Question

A man has 3 pairs of black socks and 2 pairs of brown socks kept together in a box. If he dressed hurriedly in the dark, the probability that after he has put on a black sock, he will then put on another black sock is
(a) \[\dfrac{1}{3}\]
(b) \[\dfrac{2}{3}\]
(c) \[\dfrac{3}{5}\]
(d) \[\dfrac{2}{15}\]

Answer 1

Hint: A pair is a set of two things they find the number of socks in the box. The probability of wearing a black sock \[{{1}^{st}}\] is the number of black socks by total number of socks. Now the number of black socks reduces by 1. Now find probability of wearing black socks \[{{2}^{nd}}\] time and take the product of \[{{1}^{st}}\] and \[{{2}^{nd}}\] to obtain total probability.

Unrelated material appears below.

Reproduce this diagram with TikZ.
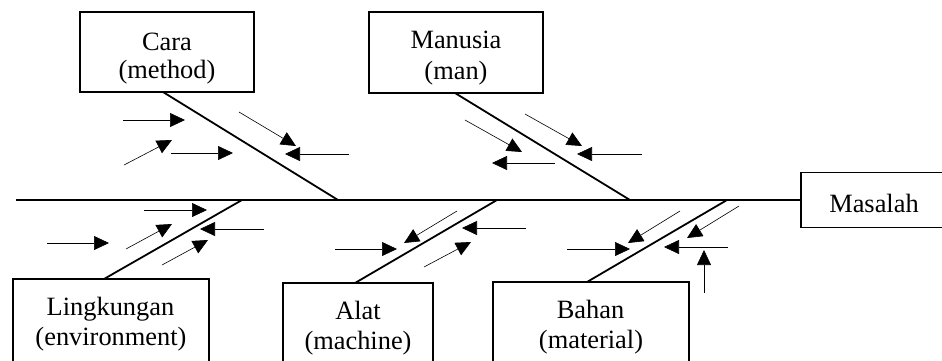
\documentclass[tikz,border=0pt]{standalone}
\usepackage{fontspec}
\setmainfont{Liberation Serif}
\usetikzlibrary{arrows.meta}
\begin{document}
\begin{tikzpicture}[x=1pt,y=-1pt,
  box/.style={draw, line width=1.2pt, inner sep=0pt},
  lbl/.style={font=\fontsize{26.4}{30}\selectfont, inner sep=0pt, anchor=base},
  spine/.style={line width=1.6pt},
  bone/.style={line width=1.8pt},
  cause/.style={line width=0.6pt, -{Triangle[length=15pt,width=14pt]}}]
\useasboundingbox (0,0) rectangle (942,360);
\clip (0,0) rectangle (942,360);

% category boxes
\node[box, minimum width=174pt, minimum height=80pt] (caraBox) at (167,52) {};
\node[box, minimum width=174pt, minimum height=81pt] (manBox) at (456,52.5) {};
\node[box, minimum width=196pt, minimum height=101pt] (lingBox) at (111,329.5) {};
\node[box, minimum width=150pt, minimum height=97pt] (alatBox) at (358,331.5) {};
\node[box, minimum width=196pt, minimum height=98pt] (bahanBox) at (591,331) {};
\node[box, minimum width=159pt, minimum height=55pt] (masBox) at (880.5,200) {};

% labels
\node[lbl] (cara) at (167,50) {Cara};
\node[lbl] (caraEn) at (167,78.5) {(method)};
\node[lbl] (man) at (456,48.5) {Manusia};
\node[lbl] (manEn) at (456,79) {(man)};
\node[lbl] (ling) at (110.5,315) {Lingkungan};
\node[lbl] (lingEn) at (111,345) {(environment)};
\node[lbl] (alat) at (358,319.5) {Alat};
\node[lbl] (alatEn) at (358,349.5) {(machine)};
\node[lbl] (bahan) at (590.5,318) {Bahan};
\node[lbl] (bahanEn) at (591,348.5) {(material)};
\node[lbl] (mas) at (874,212) {Masalah};

% spine
\coordinate (tail) at (16,200);
\coordinate (jBahan) at (727,200);
\draw[spine] (tail) -- (jBahan);
\draw[line width=1.1pt] (jBahan) -- (masBox.west);

% main bones
\coordinate (fCara) at (163,92);   \coordinate (jCara) at (338,200);
\coordinate (fMan) at (455,93);    \coordinate (jMan) at (630,200);
\coordinate (fLing) at (104,279);  \coordinate (jLing) at (242,200);
\coordinate (fAlat) at (355,283);  \coordinate (jAlat) at (497,200);
\coordinate (fBahan) at (587,282);
\draw[bone] (fCara) -- (jCara);
\draw[bone] (fMan) -- (jMan);
\draw[bone] (fLing) -- (jLing);
\draw[bone] (fAlat) -- (jAlat);
\draw[bone] (fBahan) -- (jBahan);

% sub-causes: Cara
\draw[cause] (123,120) -- (185,120);
\draw[cause] (124,165) -- (172,140);
\draw[cause] (171,153) -- (233,153);
\draw[cause] (239,112) -- (296,146);
\draw[cause] (349,154) -- (285,154);

% sub-causes: Manusia
\draw[cause] (465,120) -- (522,152);
\draw[cause] (555,163) -- (492,163);
\draw[cause] (525,114) -- (582,146);
\draw[cause] (642,154) -- (577,154);

% sub-causes: Lingkungan
\draw[cause] (144,210) -- (207,210);
\draw[cause] (126,249) -- (172,224);
\draw[cause] (264,229) -- (200,229);
\draw[cause] (162,265) -- (208,240);
\draw[cause] (47,243) -- (109,243);

% sub-causes: Alat
\draw[cause] (457,211) -- (404,243);
\draw[cause] (526,228) -- (462,228);
\draw[cause] (335,249) -- (397,249);
\draw[cause] (424,267) -- (471,242);

% sub-causes: Bahan
\draw[cause] (680,211) -- (628,243);
\draw[cause] (739,206) -- (687,238);
\draw[cause] (567,249) -- (630,249);
\draw[cause] (728,247) -- (664,247);
\draw[cause] (704,293) -- (704,250);
\end{tikzpicture}
\end{document}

Complete step-by-step answer:
It is said that a man has 3 pairs of black socks. We know that 1 pair contains two socks. Thus the total number of black socks will be 6 as there are 3 pairs.
Similarly it is told that the man has 2 pairs of brown socks. Thus there are a total of 4 brown socks. And both these colors of socks are kept together in a box.
Thus, the total number of socks in the box = Number of black socks + Number of brown socks
The total number of socks in the box = 6 + 4 = 10
\[\therefore \] Total number of socks in the box = 10
First let us find the probability of wearing a black sock first = Number of black socks / Total number of socks = \[\dfrac{6}{10}=\dfrac{3}{5}\]
Now let us find the probability of wearing black socks second time. The man had already worn one sock. Thus the number of socks in the box will be 9. He has worn a sock of black color. Thus the number of black socks in the box will be 5.
\[\therefore \] Probability of wearing a black color socks = number of socks at present / total number of socks.
\[\therefore \] Probability of wearing \[{{2}^{nd}}\] black sock = \[\dfrac{5}{9}\].
\[\therefore \] Probability of wearing first black and again a black sock =
Probability of wearing \[{{1}^{st}}\] black sock \[\times \] Probability of wearing \[{{2}^{nd}}\] black sock
\[=\dfrac{3}{5}\times \dfrac{5}{9}=\dfrac{3}{9}=\dfrac{1}{3}\].
Thus we got the probability as \[\dfrac{1}{3}\].
\[\therefore \] Option (a) is the correct answer.

Note: After finding the probability of wearing \[{{1}^{st}}\] black sock, remember to reduce 1 sock from the number of black socks and total number of socks. It is important that you find the total number of socks from the 5 pairs given. The probability you find in pairs will be wrong.